TASK PROMPT: Your task is to copy every line of the entries that contains "this".

Records contained in a dataset:
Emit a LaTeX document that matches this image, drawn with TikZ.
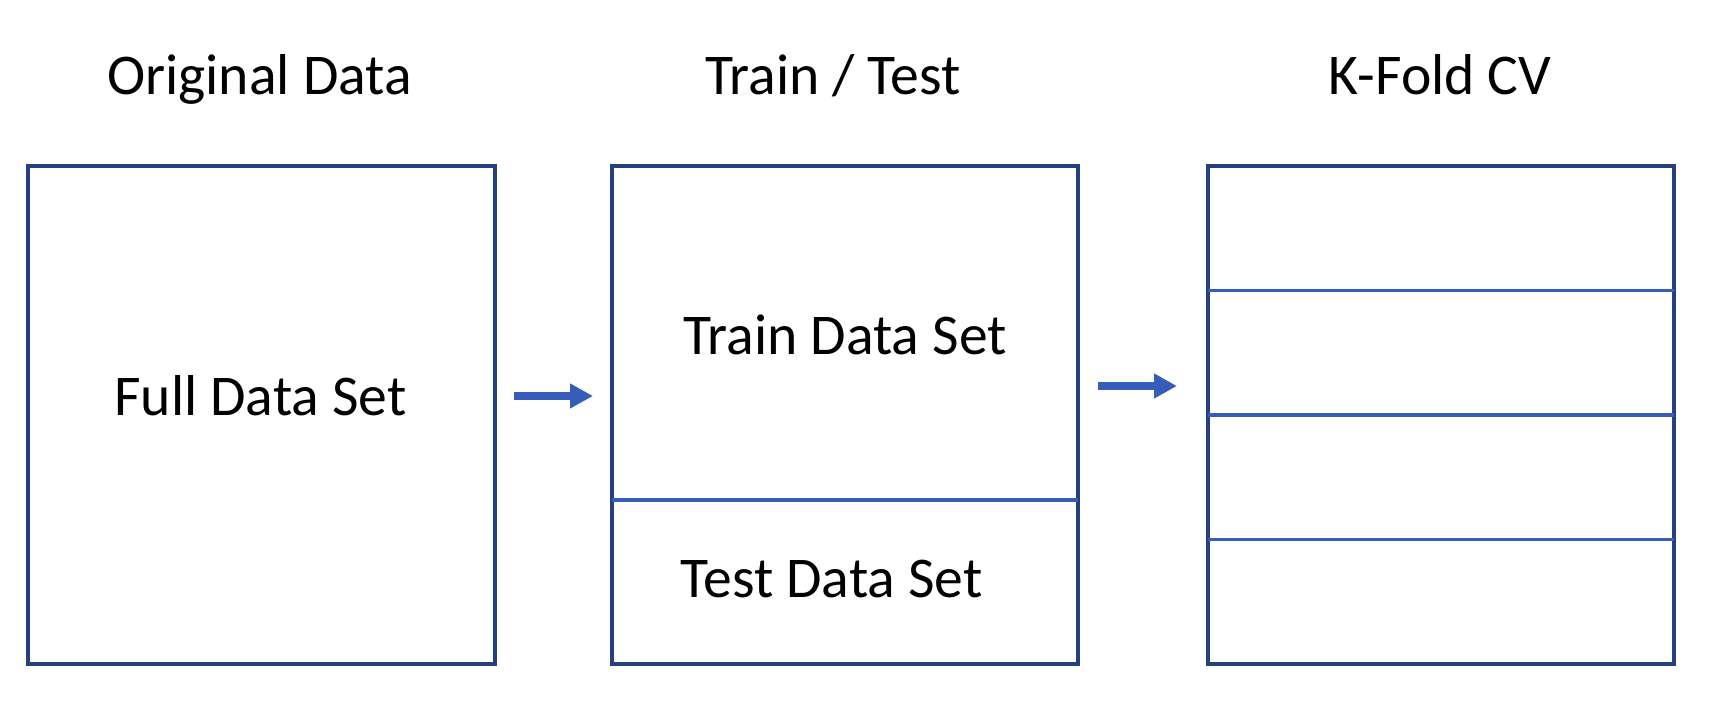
\documentclass[tikz,border=0pt]{standalone}
\usepackage{fontspec}
\setmainfont{Carlito}
\usetikzlibrary{positioning,arrows.meta}
\definecolor{framecol}{HTML}{26407F}
\definecolor{linecol}{HTML}{365DB9}

\begin{document}
\begin{tikzpicture}[
  box/.style={draw=framecol, line width=0.08cm, minimum width=9.32cm,
    minimum height=9.96cm, inner sep=0pt, outer sep=0pt},
  cut/.style={draw=linecol, line width=0.075cm},
  flow/.style={draw=linecol, line width=0.16cm,
    -{Triangle[length=0.46cm,width=0.47cm]}},
  lbl/.style={anchor=base, inner sep=0pt, font=\fontsize{32.8}{39}\selectfont}]
  \useasboundingbox (0,0) rectangle (34.56,-14.36);

  % boxes
  \node[box, minimum width=9.34cm] (full) at (5.23,-8.30) {}; %
  \node[box, right=2.34cm of full] (traintest) {}; %
  \node[box, right=2.60cm of traintest] (kfold) {}; %

  % splits
  \draw[cut] ([yshift=-1.70cm]traintest.west) -- ([yshift=-1.70cm]traintest.east);
  \foreach \k in {-1,0,1}
    \draw[cut] ([yshift=\k*2.49cm]kfold.west) -- ([yshift=\k*2.49cm]kfold.east);

  % arrows
  \draw[flow, shorten <=0.38cm, shorten >=0.38cm]
    ([yshift=0.38cm]full.east) -- ([yshift=0.38cm]traintest.west);
  \draw[flow, shorten <=0.40cm, shorten >=0.62cm]
    ([yshift=0.58cm]traintest.east) -- ([yshift=0.58cm]kfold.west);

  % titles
  \node[lbl] (t-orig) at (5.19,-1.90) {Original Data}; %
  \node[lbl] (t-tt) at (16.66,-1.90) {Train / Test}; %
  \node[lbl] (t-kf) at (28.80,-1.90) {K-Fold CV}; %

  % texts in the boxes
  \node[lbl] (l-full) at (5.21,-8.32) {Full Data Set}; %
  \node[lbl] (l-train) at (16.90,-7.10) {Train Data Set}; %
  \node[lbl] (l-test) at (16.63,-11.94) {Test Data Set}; %

\end{tikzpicture}
\end{document}
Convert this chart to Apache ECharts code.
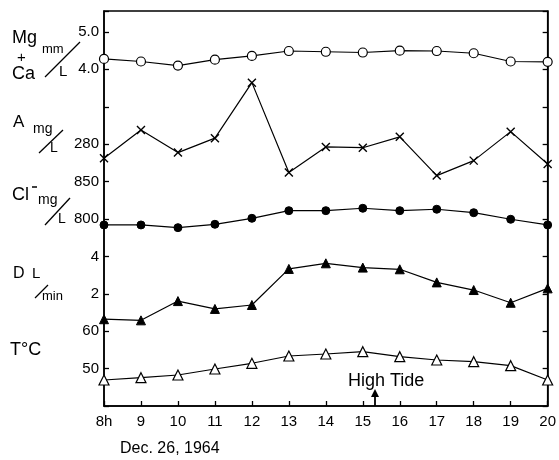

SOLUTION TO THE PROBLEM:
Emit a LaTeX document that matches this image, drawn with TikZ.
Convert this chart to Apache ECharts code.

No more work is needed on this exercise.